Entries with chart source code:
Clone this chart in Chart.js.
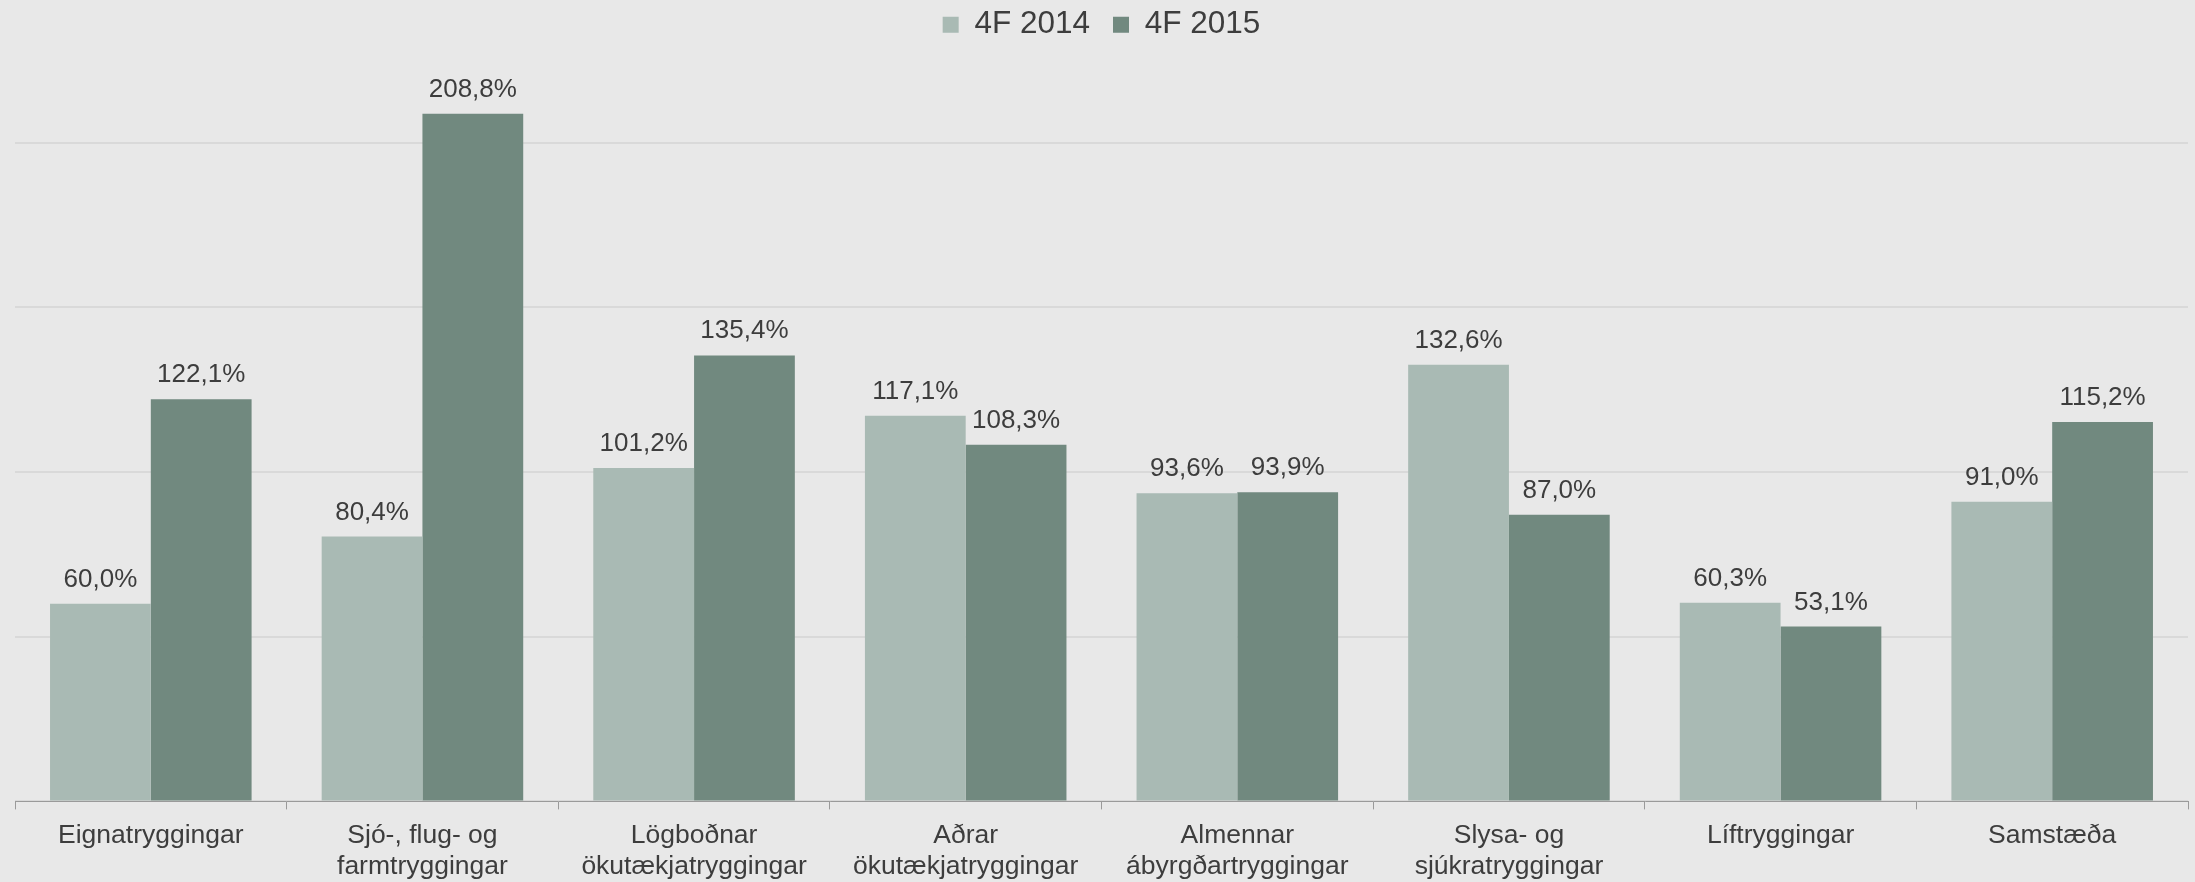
<!DOCTYPE html>
<html>
<head>
<meta charset="utf-8">
<script src="https://cdn.jsdelivr.net/npm/chart.js@4.4.0/dist/chart.umd.min.js"></script>
<style>
html,body{margin:0;padding:0;background:#e8e8e8;overflow:hidden;}
#wrap{width:2195px;height:882px;}
</style>
</head>
<body>
<div id="wrap"><canvas id="c" width="2195" height="882"></canvas></div>
<script>
const categories = [
  "Eignatryggingar",
  ["Sjó-, flug- og", "farmtryggingar"],
  ["Lögboðnar", "ökutækjatryggingar"],
  ["Aðrar", "ökutækjatryggingar"],
  ["Almennar", "ábyrgðartryggingar"],
  ["Slysa- og", "sjúkratryggingar"],
  "Líftryggingar",
  "Samstæða"
];
const series2014 = [60.0, 80.4, 101.2, 117.1, 93.6, 132.6, 60.3, 91.0];
const series2015 = [122.1, 208.8, 135.4, 108.3, 93.9, 87.0, 53.1, 115.2];
const seriesNames = ["4F 2014", "4F 2015"];

const FONT = "'Liberation Sans', Arial, sans-serif";
const TEXT = "#3d3d3d";

const bgPlugin = {
  id: 'bg',
  beforeDraw(chart) {
    const ctx = chart.ctx;
    ctx.save();
    ctx.fillStyle = '#e8e8e8';
    ctx.fillRect(0, 0, chart.width, chart.height);
    ctx.restore();
  }
};

const labelPlugin = {
  id: 'valueLabels',
  afterDatasetsDraw(chart) {
    const ctx = chart.ctx;
    ctx.save();
    ctx.font = "26px " + FONT;
    ctx.fillStyle = TEXT;
    ctx.textAlign = 'center';
    ctx.textBaseline = 'alphabetic';
    chart.data.datasets.forEach((ds, di) => {
      const meta = chart.getDatasetMeta(di);
      meta.data.forEach((bar, i) => {
        const v = ds.data[i];
        const txt = v.toFixed(1).replace('.', ',') + '%';
        ctx.fillText(txt, bar.x, bar.y - 17);
      });
    });
    ctx.restore();
  }
};

new Chart(document.getElementById('c'), {
  type: 'bar',
  data: {
    labels: categories,
    datasets: [
      { label: seriesNames[0], data: series2014, backgroundColor: '#a9bab4', borderWidth: 0 },
      { label: seriesNames[1], data: series2015, backgroundColor: '#71897f', borderWidth: 0 }
    ]
  },
  options: {
    responsive: false,
    animation: false,
    devicePixelRatio: 1,
    layout: { padding: { left: 15, right: 7, top: -14, bottom: -11 } },
    datasets: { bar: { categoryPercentage: 0.742, barPercentage: 1.0 } },
    plugins: {
      legend: {
        display: true,
        position: 'top',
        labels: {
          font: { family: FONT, size: 31.5 },
          color: TEXT,
          boxWidth: 16,
          boxHeight: 16,
          padding: 23
        }
      },
      tooltip: { enabled: false },
      title: { display: false }
    },
    scales: {
      x: {
        grid: { display: true, offset: true, drawOnChartArea: false, drawTicks: true, tickLength: 8, color: '#9a9a9a', lineWidth: 1 },
        border: { display: true, color: '#9a9a9a', width: 1 },
        ticks: { font: { family: FONT, size: 26.5 }, color: TEXT, padding: 10, maxRotation: 0, autoSkip: false }
      },
      y: {
        min: 0, max: 228,
        ticks: { display: false, stepSize: 50 },
        border: { display: false },
        grid: {
          color: (c) => (c.tick && c.tick.value % 50 === 0) ? '#d9d9d9' : 'rgba(0,0,0,0)',
          lineWidth: 2, drawTicks: false
        }
      }
    }
  },
  plugins: [bgPlugin, labelPlugin]
});
</script>
</body>
</html>
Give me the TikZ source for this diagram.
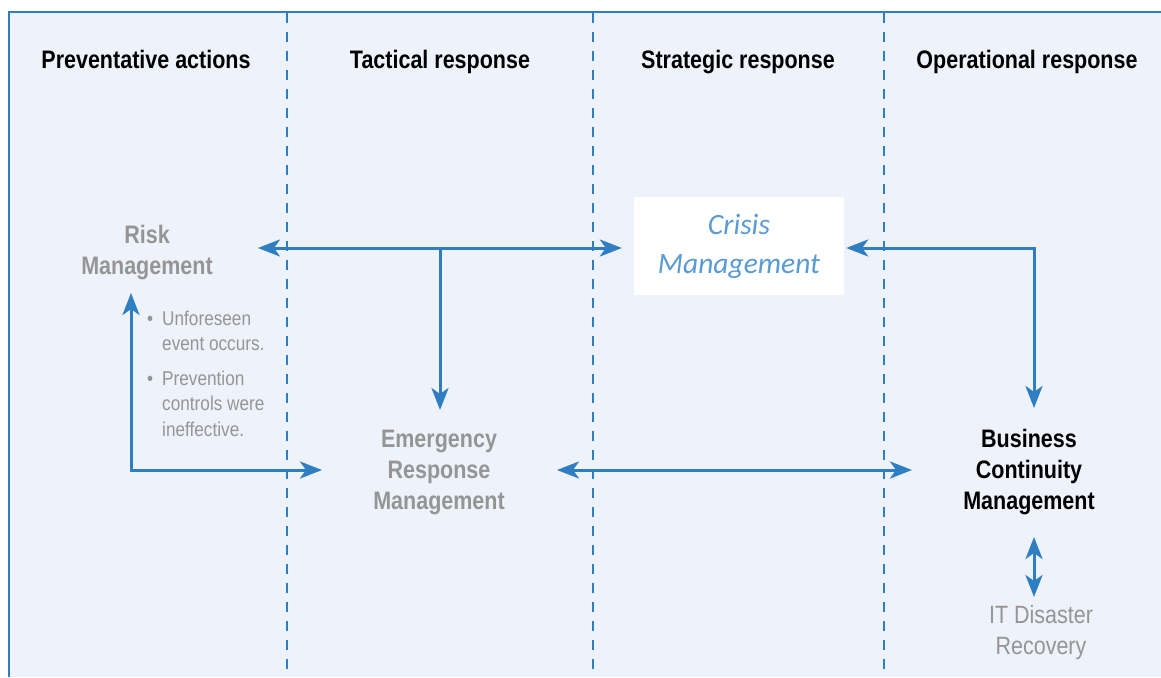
\documentclass[tikz,border=0pt]{standalone}
\usepackage{fontspec}
\setmainfont{Liberation Sans}
\newfontfamily\condfont[FakeStretch=0.85]{Liberation Sans}
\newfontfamily\bulfont[FakeStretch=0.86]{Liberation Sans}
\newfontfamily\calfont{Carlito}
\usetikzlibrary{arrows.meta}
\definecolor{bgc}{HTML}{EEF2FA}
\definecolor{lineblue}{HTML}{2E7EC1}
\definecolor{graytxt}{HTML}{959595}
\definecolor{crisisblue}{HTML}{5B9BD5}
\tikzset{
  frameline/.style={draw=lineblue, line width=2pt},
  divider/.style={draw=lineblue, line width=2pt, dash pattern=on 10pt off 9pt},
  arr/.style={draw=lineblue, line width=3pt, >={Stealth[length=22pt,width=17pt,inset=6pt]}},
  head/.style={anchor=base, inner sep=0pt, text=black, font=\condfont\bfseries\fontsize{25.3}{31}\selectfont},
  lbl/.style={anchor=base, inner sep=0pt, align=center, font=\condfont\bfseries\fontsize{25.3}{31}\selectfont},
  bul/.style={anchor=base west, inner sep=0pt, text=graytxt, font=\bulfont\fontsize{20}{25.5}\selectfont},
  itlbl/.style={anchor=base, inner sep=0pt, align=center, text=graytxt, font=\bulfont\fontsize{25}{31}\selectfont},
  crisisbox/.style={fill=white, minimum width=210pt, minimum height=98pt, inner sep=0pt, align=center, text=crisisblue, font=\calfont\itshape\fontsize{29.5}{39}\selectfont}
}
\begin{document}
\begin{tikzpicture}[x=1pt,y=-1pt]
\useasboundingbox (0,0) rectangle (1161,677);
\fill[bgc] (9,12) rectangle (1161,677);
\draw[frameline] (9,677) -- (9,12) -- (1161,12);
\foreach \xx in {287,593,884} \draw[divider] (\xx,13) -- (\xx,677);

% headers
\node[head] (h1) at (146,69) {Preventative actions};
\node[head] (h2) at (440,69) {Tactical response};
\node[head] (h3) at (738,69) {Strategic response};
\node[head] (h4) at (1027,69) {Operational response};

% labels
\node[lbl, text=graytxt] (rm) at (147,274) {Risk\\Management};
\node[bul] (bl) at (147,325) {\begin{tabular}[t]{@{}c@{\hspace{9pt}}l@{}}\textbullet & Unforeseen\\ & event occurs.\\[9pt] \textbullet & Prevention\\ & controls were\\ & ineffective.\end{tabular}};
\node[crisisbox] (cm) at (739,246) {Crisis\\Management};
\node[lbl, text=graytxt] (erm) at (439,509) {Emergency\\Response\\Management};
\node[lbl, text=black] (bcm) at (1029,509) {Business\\Continuity\\Management};
\node[itlbl] (itdr) at (1041,654) {IT Disaster\\Recovery};

% connector points
\coordinate (rmR) at (258,248);
\coordinate (j1) at (440,248);
\coordinate (ermT) at (440,410);
\coordinate (k1) at (1034,248);
\coordinate (bcmT) at (1034,408);
\coordinate (rmB) at (131,293);
\coordinate (c1) at (131,470);
\coordinate (ermL) at (322,470);
\coordinate (ermR) at (557,470);
\coordinate (bcmL) at (912,470);
\coordinate (bcmB) at (1034,537);
\coordinate (itT) at (1034,597);

% connectors
\draw[arr,<->] (rmR) -- ([xshift=-12pt]cm.west |- j1);
\draw[arr,->] (j1) -- (ermT);
\draw[arr,<->] ([xshift=2pt]cm.east |- k1) -- (k1) -- (bcmT);
\draw[arr,<->] (rmB) -- (c1) -- (ermL);
\draw[arr,<->] (ermR) -- (bcmL);
\draw[arr,<->] (bcmB) -- (itT);
\end{tikzpicture}
\end{document}
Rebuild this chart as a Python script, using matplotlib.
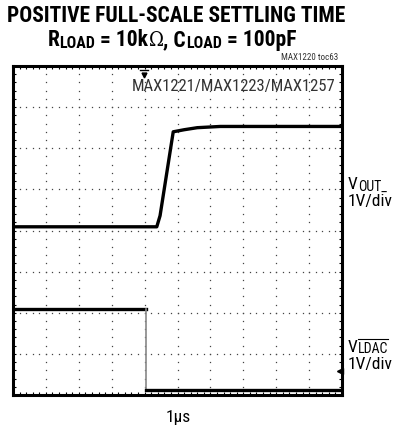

◆ WORK TO COMPLETE:
Take out nothing but the lines from the one containing "Give me the TikZ source for this diagram." to the one containing "(h4) at (1027,69)", inclusive, retyped exactly. Drop the pictures.

◆ EXERCISE OUTPUT:
Give me the TikZ source for this diagram.
\documentclass[tikz,border=0pt]{standalone}
\usepackage{fontspec}
\setmainfont{Liberation Sans}
\newfontfamily\condfont[FakeStretch=0.85]{Liberation Sans}
\newfontfamily\bulfont[FakeStretch=0.86]{Liberation Sans}
\newfontfamily\calfont{Carlito}
\usetikzlibrary{arrows.meta}
\definecolor{bgc}{HTML}{EEF2FA}
\definecolor{lineblue}{HTML}{2E7EC1}
\definecolor{graytxt}{HTML}{959595}
\definecolor{crisisblue}{HTML}{5B9BD5}
\tikzset{
  frameline/.style={draw=lineblue, line width=2pt},
  divider/.style={draw=lineblue, line width=2pt, dash pattern=on 10pt off 9pt},
  arr/.style={draw=lineblue, line width=3pt, >={Stealth[length=22pt,width=17pt,inset=6pt]}},
  head/.style={anchor=base, inner sep=0pt, text=black, font=\condfont\bfseries\fontsize{25.3}{31}\selectfont},
  lbl/.style={anchor=base, inner sep=0pt, align=center, font=\condfont\bfseries\fontsize{25.3}{31}\selectfont},
  bul/.style={anchor=base west, inner sep=0pt, text=graytxt, font=\bulfont\fontsize{20}{25.5}\selectfont},
  itlbl/.style={anchor=base, inner sep=0pt, align=center, text=graytxt, font=\bulfont\fontsize{25}{31}\selectfont},
  crisisbox/.style={fill=white, minimum width=210pt, minimum height=98pt, inner sep=0pt, align=center, text=crisisblue, font=\calfont\itshape\fontsize{29.5}{39}\selectfont}
}
\begin{document}
\begin{tikzpicture}[x=1pt,y=-1pt]
\useasboundingbox (0,0) rectangle (1161,677);
\fill[bgc] (9,12) rectangle (1161,677);
\draw[frameline] (9,677) -- (9,12) -- (1161,12);
\foreach \xx in {287,593,884} \draw[divider] (\xx,13) -- (\xx,677);

% headers
\node[head] (h1) at (146,69) {Preventative actions};
\node[head] (h2) at (440,69) {Tactical response};
\node[head] (h3) at (738,69) {Strategic response};
\node[head] (h4) at (1027,69) {Operational response};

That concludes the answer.